Conforme o pesquisador, o Sul do Brasil passou por eventos geológicos muito diferentes do que se imagina, como até mesmo glaciações, que são as eras de gelo. Ele explica que, quando o escorpião viveu na região de Canoinhas, o ambiente era árido, com pouca incidência de chuva, seco e com ambientes espaçados com espécies de pinheiros. 

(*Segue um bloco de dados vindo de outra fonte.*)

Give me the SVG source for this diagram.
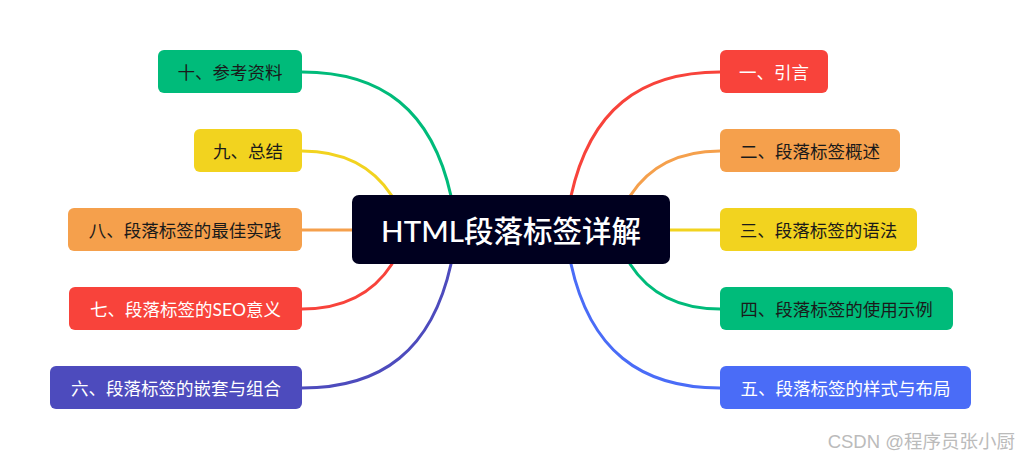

Como ocorre em toda a região mais quente, quando há chuva, eventualmente, elas acabam lavando a planície. A região possuía algo semelhante a lagos, os chamados corpos da água, que secavam em algumas épocas do ano e acumulavam sal em suas bordas. Todo esse material, como carcaça de escorpiões e dos pinheiros, era depositado em sedimentos ao fundo dos corpos da água após serem levados pela chuva. 

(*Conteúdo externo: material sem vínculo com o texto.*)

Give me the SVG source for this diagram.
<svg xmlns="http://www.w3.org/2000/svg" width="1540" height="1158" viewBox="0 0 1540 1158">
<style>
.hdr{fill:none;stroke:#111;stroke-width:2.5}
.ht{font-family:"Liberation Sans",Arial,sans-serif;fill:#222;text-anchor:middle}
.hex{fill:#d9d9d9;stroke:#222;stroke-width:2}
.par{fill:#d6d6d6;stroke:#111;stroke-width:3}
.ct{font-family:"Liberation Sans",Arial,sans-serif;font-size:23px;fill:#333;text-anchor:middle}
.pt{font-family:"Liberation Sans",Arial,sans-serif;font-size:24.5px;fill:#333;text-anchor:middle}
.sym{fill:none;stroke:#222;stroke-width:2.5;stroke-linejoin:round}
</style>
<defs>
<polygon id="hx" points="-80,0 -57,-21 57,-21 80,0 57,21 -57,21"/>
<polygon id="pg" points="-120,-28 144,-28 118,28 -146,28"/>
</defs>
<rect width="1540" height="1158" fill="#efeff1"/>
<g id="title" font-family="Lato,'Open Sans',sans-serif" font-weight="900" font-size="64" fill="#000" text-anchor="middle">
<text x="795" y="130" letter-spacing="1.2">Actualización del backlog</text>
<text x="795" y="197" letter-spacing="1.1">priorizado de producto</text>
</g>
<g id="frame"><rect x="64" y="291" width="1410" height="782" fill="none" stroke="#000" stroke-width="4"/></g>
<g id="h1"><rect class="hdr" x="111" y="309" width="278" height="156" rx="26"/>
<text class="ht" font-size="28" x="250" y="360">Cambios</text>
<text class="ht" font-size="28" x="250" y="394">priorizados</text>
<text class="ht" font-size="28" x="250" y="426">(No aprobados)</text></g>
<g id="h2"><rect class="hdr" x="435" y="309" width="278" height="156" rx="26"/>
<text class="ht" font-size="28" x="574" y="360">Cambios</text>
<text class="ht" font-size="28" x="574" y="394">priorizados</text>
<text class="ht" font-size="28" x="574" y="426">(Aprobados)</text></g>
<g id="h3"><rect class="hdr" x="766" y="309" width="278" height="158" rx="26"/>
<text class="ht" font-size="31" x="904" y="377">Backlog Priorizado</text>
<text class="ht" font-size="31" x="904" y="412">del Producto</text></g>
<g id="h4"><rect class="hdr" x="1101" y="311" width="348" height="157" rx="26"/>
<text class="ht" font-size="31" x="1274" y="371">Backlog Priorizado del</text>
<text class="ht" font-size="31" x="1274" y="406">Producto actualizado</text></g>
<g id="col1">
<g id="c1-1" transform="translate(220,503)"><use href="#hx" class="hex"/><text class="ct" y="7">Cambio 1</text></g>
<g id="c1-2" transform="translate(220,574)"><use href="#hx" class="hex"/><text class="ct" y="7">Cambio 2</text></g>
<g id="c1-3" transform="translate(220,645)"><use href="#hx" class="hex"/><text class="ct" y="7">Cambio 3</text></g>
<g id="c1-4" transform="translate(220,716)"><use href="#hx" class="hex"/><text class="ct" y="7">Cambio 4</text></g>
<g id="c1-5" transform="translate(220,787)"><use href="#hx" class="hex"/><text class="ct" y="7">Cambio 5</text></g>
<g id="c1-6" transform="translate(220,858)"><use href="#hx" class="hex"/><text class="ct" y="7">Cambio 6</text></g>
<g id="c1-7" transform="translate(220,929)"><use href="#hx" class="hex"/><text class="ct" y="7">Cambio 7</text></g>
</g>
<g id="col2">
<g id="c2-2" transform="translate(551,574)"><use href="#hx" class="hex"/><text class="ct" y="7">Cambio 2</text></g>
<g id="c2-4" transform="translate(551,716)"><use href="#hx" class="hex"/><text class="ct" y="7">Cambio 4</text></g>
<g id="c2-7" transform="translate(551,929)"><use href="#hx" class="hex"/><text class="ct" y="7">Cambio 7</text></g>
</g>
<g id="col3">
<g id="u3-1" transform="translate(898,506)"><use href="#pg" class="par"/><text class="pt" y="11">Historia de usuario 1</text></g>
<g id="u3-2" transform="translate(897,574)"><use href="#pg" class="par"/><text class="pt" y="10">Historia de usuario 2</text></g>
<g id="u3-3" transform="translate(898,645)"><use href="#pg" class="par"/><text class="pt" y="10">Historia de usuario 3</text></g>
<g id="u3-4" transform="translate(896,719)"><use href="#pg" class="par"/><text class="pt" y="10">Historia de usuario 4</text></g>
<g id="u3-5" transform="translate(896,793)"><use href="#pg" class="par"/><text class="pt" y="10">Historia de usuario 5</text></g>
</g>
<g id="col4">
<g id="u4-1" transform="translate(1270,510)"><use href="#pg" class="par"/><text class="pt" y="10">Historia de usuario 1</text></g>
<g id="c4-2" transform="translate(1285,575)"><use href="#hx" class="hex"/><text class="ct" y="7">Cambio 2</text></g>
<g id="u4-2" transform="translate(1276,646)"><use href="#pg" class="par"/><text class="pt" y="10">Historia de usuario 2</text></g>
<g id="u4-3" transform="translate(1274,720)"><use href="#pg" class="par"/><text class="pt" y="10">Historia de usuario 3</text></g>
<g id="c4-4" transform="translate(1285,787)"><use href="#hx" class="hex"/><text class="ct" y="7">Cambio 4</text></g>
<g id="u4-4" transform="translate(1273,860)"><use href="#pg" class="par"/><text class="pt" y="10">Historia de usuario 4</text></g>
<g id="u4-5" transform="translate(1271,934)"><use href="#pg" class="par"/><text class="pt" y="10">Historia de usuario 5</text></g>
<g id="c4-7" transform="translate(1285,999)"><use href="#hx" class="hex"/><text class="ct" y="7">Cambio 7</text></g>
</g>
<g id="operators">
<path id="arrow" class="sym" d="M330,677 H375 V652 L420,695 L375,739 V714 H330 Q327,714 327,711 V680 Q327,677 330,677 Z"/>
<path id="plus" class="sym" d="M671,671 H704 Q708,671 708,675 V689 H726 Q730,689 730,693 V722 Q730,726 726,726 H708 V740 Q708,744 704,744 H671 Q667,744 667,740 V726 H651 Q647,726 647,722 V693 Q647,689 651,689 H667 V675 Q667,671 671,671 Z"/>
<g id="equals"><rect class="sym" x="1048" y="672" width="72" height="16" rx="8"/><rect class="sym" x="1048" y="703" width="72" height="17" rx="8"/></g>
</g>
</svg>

– Depois acabou virando rocha e transformando em fóssil o material depositado em meio ao sedimento – acrescenta. 

O pesquisador ilustrou a possível região de Canoinhas da época, onde o escorpião vivia. Em primeiro plano está o artrópode. Na sequência da imagem, estão as árvores onde eles deveriam viver em meio ao substrato e, ao fundo, a tempestade mostra o evento de inundação que se aproxima.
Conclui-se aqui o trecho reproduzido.